The whole thing is controlled by a PIC18F4550. A USB interface will provide PC connectivity to enable programming of presets, etc.
1- The USB D+ and D- lines should be short and the two traces need to be keep close together. Ideally they should be routed with impedance control, 90 Ohm differential. Do not put any copper between these two traces.
2- Look up and read layout guide lines for the thermocouple chip and connector. The data sheet and/or an app note should have this information. This issue is that the traces become part of the thermocouple.
3- It looks like you have copper poured on the bottom layer but this copper is not connected. Also you have fairly thin traces to route ground. Instead make to bottom copper pour ground and connect all to this pour.
4- I see three colors indicating that this is a three layer board. Is this correct? Cost of making the PCB does up a lot once you have more than two layers. Also it is more common to have an even number of layer, 2, 4, 6, etc.
These are just what I saw and I’m sure there are more issues that others will point out.
Your Vcc line needs to be a bit wider to reduce inductance
Since you have a ground pour, tie grounds directly to it (or through a via for smt devices)
You need to place one decoupling cap (100n) right next to each power pin of each chip. The ground side should go to the plane. Ideally, the Vcc trace should go to the cap first and then to the chip through a short wide trace.
The caps for the crystal need to be right next to the crystal. On these, it’s best to tie the ground pins directly to the nearest ground pin on the processor with a wide trace rather than going straight to the ground plane.
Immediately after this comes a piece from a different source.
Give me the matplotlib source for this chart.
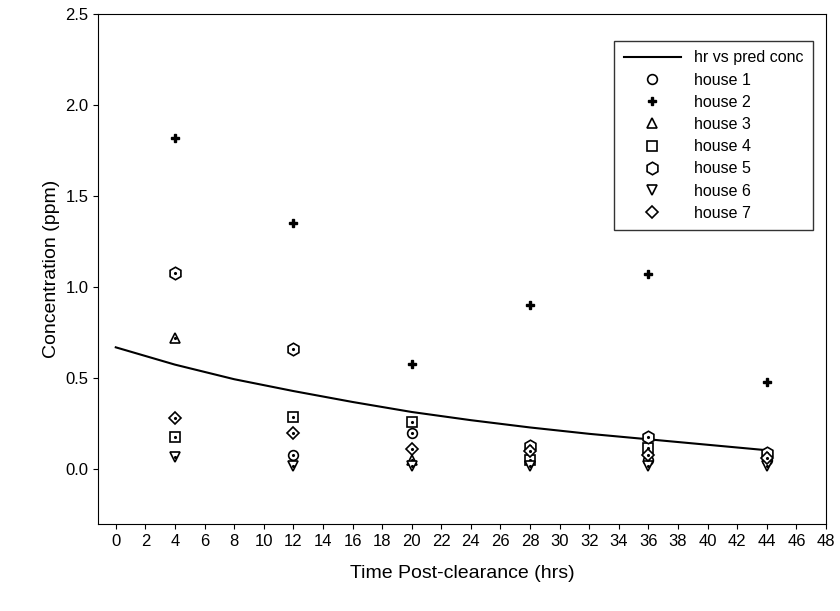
import matplotlib.pyplot as plt
import numpy as np

plt.rcParams['font.family'] = ['Liberation Sans', 'DejaVu Sans']

hrs = [4, 12, 20, 28, 36, 44]
pred_x = [0, 4, 8, 12, 16, 20, 24, 28, 32, 36, 40, 44]
pred_y = [0.67, 0.575, 0.495, 0.43, 0.37, 0.315, 0.27, 0.23, 0.195, 0.165, 0.135, 0.105]

house1 = [None, 0.08, 0.20, None, 0.05, 0.05]
house2 = [1.82, 1.35, 0.58, 0.90, 1.07, 0.48]
house3 = [0.72, None, 0.05, 0.07, None, None]
house4 = [0.18, 0.29, 0.26, 0.05, 0.12, None]
house5 = [1.08, 0.66, None, 0.13, 0.18, 0.09]
house6 = [0.07, 0.02, 0.02, 0.02, 0.02, 0.02]
house7 = [0.28, 0.20, 0.11, 0.10, 0.08, 0.06]

fig = plt.figure(figsize=(8.4, 6.11), dpi=100)
ax = fig.add_axes([98/840, 1-524/611, 728/840, 510/611])
ax.plot(pred_x, pred_y, color='black', lw=1.5, label='hr vs pred conc')

def pts(vals):
    xs = [h for h, v in zip(hrs, vals) if v is not None]
    ys = [v for v in vals if v is not None]
    return xs, ys

series = [(house1, 'o', 'house 1', 7), (house2, 'P', 'house 2', 6), (house3, '^', 'house 3', 7),
          (house4, 's', 'house 4', 7), (house5, 'h', 'house 5', 9), (house6, 'v', 'house 6', 7),
          (house7, 'D', 'house 7', 6)]
for vals, m, lab, size in series:
    xs, ys = pts(vals)
    if m == 'P':
        ax.plot(xs, ys, ls='none', marker=m, ms=size, color='black', label=lab)
    else:
        ax.plot(xs, ys, ls='none', marker=m, ms=size, mfc='white',
                mec='black', mew=1.2, label=lab)
        ax.plot(xs, ys, ls='none', marker='.', ms=2.5, color='black')

ax.set_xlim(-1.2, 48)
ax.set_ylim(-0.3, 2.5)
ax.set_xticks(np.arange(0, 49, 2))
ax.set_yticks(np.arange(0, 2.51, 0.5))
ax.set_yticklabels([f'{v:.1f}' for v in np.arange(0, 2.51, 0.5)])
ax.tick_params(direction='out', labelsize=12)
ax.set_xlabel('Time Post-clearance (hrs)', fontsize=14, labelpad=12)
ax.set_ylabel('Concentration (ppm)', fontsize=14)
ax.legend(loc='upper right', bbox_to_anchor=(0.993, 0.963), fancybox=False,
          edgecolor='black', fontsize=11.5, handlelength=3.6, labelspacing=0.45,
          borderpad=0.6)
fig.savefig('out.png')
Something looks a bit odd on J1 - are the pins really not in a straight line?
I’m not a huge fan of autorouters. For small areas and if you have your constraints set correctly they are OK. Just make sure you have proper constraints (width, spacing, differential coupling).
Tried posting this earlier but SparkFun wasn’t responding. This does repeat some of what n1ist said.
Decoupling cap need to be very close to the Vdd & Vss pins pins an IC. I think C4 is the decoupling cap for the PIC and should be on the bottom of the board, under the PIC so that it is close to the Vdd & Vss pins.
If the board is only two layer then why are there three layer colors and routing on those three colors?
Auto-routers that come with a PCB cad program are not great. I do PCB lay-out professionally with some expensive PCB tools and very rarely use the built in auto-router. The auto-routers that are very good cost 10’s of thousand dollars. Manual or inter-active routing on small boards like you have are the best way.
When you post the next revision of your PCB also post the schematic.
It might be a good idea to route most of the spare IO pins on the PIC to through hole pads or 0.1" header. This will allow you easy modifications if you need to use additional PIC pins or wish to use this PCB for other projects.